Если рассматривать спектакль как постановку о борьбе полов и искать в ней победителей, то таковыми, намеренно или нет, режиссер делает дам. И дело даже не в отрубленных головах трех несостоявшихся (или все же состоявшихся – вопрос открыт) мужей. Шекспир в финале стирает и усы, и бородку, не оставляя сомнений насчет своей гендерной принадлежности, что, конечно, может рассматриваться и в ином ключе, ведь спектакль решен не в русле психологического театра, а имеет откровенно игровой характер. Однако метка на лбу, часть грима, присутствующая у амазонок Ипполиты, Гермии и Елены, своеобразным родовым символом, который рисует на своем лице женская ипостась Пэка, склоняет к тому, что война на этот раз завершилась победой женщин. И это не просто обозначение пола, а что-то более глубокое, архаичное, как некое начало, дающее и забирающее жизнь. На такую мысль наводит общее решение постановки, ее музыкальное оформление и пластическая партитура, что время от времени придает происходящему на сцене оттенок ритуальности.
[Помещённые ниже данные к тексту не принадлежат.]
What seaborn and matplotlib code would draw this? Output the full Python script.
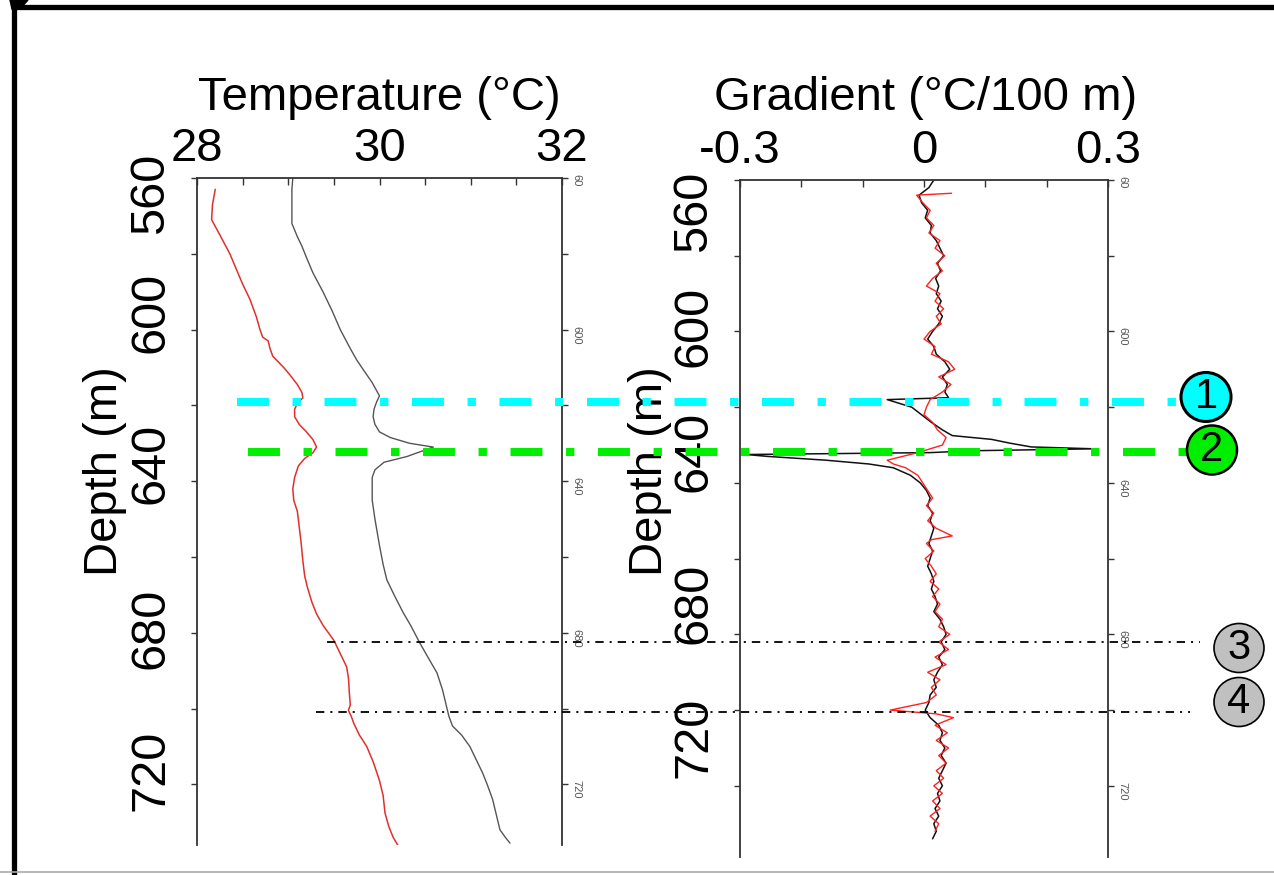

Яркость формы, динамика, подчеркнутая ориентация на молодежную аудиторию и радикальное переосмысление классики не идут в ущерб содержанию спектакля. «Сон в летнюю ночь», конечно, не идеален, но в нем есть на что посмотреть и над чем подумать, а такое сочетание на белорусской сцене встречается не настолько часто, чтобы позволить себе пропустить новую постановку Молодежного театра.